## [Raw data]
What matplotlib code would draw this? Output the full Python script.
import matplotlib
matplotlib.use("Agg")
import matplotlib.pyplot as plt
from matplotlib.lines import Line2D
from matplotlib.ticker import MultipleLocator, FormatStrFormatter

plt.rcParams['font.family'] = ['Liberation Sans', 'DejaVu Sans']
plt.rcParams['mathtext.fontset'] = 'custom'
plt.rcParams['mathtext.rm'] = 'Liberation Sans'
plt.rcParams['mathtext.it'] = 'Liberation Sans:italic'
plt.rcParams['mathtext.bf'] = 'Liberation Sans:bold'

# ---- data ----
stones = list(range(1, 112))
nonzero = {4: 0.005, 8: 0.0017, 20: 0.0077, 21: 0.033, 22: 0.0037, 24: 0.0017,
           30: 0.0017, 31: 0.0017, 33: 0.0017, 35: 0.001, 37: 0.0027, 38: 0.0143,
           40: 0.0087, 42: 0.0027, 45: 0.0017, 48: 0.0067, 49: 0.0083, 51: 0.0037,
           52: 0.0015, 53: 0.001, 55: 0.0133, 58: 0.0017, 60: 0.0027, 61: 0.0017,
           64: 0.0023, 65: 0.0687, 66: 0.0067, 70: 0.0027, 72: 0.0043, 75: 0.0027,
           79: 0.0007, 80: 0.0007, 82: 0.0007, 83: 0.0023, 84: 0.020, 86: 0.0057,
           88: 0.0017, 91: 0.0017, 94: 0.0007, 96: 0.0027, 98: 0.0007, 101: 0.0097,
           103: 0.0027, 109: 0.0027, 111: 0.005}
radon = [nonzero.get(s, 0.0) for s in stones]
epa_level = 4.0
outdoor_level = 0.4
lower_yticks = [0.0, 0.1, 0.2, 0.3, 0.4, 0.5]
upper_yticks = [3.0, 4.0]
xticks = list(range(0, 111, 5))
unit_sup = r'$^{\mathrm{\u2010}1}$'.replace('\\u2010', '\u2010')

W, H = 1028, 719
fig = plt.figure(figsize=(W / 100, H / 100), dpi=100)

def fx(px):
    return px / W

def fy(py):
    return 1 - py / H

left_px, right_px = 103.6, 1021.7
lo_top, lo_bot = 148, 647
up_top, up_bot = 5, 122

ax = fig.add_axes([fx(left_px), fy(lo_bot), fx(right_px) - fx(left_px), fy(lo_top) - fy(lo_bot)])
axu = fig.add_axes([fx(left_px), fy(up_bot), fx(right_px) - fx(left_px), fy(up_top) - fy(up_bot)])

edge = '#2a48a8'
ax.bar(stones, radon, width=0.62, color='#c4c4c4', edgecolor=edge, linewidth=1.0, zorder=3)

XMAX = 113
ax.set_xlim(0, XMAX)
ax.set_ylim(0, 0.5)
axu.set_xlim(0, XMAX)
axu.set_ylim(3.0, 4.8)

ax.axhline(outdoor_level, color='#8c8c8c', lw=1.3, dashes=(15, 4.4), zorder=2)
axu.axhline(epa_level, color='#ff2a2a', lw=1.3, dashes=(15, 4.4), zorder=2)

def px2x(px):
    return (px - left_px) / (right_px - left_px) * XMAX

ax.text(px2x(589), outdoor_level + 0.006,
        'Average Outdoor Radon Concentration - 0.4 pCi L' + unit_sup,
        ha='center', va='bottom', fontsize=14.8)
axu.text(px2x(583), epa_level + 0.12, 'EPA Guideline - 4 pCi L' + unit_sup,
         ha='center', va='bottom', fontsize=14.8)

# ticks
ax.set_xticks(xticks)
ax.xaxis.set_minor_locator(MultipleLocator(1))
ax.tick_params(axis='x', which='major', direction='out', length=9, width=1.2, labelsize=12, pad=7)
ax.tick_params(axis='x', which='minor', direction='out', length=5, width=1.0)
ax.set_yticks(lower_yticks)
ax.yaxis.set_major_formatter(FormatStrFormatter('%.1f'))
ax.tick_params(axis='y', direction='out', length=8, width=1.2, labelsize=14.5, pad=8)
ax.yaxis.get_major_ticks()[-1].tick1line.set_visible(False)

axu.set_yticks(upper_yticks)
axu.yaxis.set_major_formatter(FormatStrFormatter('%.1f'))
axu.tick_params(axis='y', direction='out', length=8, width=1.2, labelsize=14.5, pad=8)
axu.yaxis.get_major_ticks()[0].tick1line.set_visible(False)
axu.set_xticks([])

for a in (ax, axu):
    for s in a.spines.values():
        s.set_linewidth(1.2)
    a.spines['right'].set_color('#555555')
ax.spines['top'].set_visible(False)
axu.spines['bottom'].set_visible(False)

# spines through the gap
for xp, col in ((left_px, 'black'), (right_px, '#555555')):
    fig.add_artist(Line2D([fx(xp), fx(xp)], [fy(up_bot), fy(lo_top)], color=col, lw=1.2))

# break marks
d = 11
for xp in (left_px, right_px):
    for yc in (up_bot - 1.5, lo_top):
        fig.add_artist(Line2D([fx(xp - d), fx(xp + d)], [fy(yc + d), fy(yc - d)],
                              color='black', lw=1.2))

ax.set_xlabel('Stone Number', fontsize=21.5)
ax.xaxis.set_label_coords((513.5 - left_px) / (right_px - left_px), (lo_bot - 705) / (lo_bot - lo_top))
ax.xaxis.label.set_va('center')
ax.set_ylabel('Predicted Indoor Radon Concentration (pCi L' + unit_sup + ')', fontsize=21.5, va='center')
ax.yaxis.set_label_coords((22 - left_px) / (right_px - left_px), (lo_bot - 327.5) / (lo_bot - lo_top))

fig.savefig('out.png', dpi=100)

## [Exercise]
Quote verbatim the opening lines of the listing above, ending with the line where "plt.rcParams['mathtext.bf'] = 'Liberation" appears; include both endpoints and nothing more.

## [Completed task]
What matplotlib code would draw this? Output the full Python script.
import matplotlib
matplotlib.use("Agg")
import matplotlib.pyplot as plt
from matplotlib.lines import Line2D
from matplotlib.ticker import MultipleLocator, FormatStrFormatter

plt.rcParams['font.family'] = ['Liberation Sans', 'DejaVu Sans']
plt.rcParams['mathtext.fontset'] = 'custom'
plt.rcParams['mathtext.rm'] = 'Liberation Sans'
plt.rcParams['mathtext.it'] = 'Liberation Sans:italic'
plt.rcParams['mathtext.bf'] = 'Liberation Sans:bold'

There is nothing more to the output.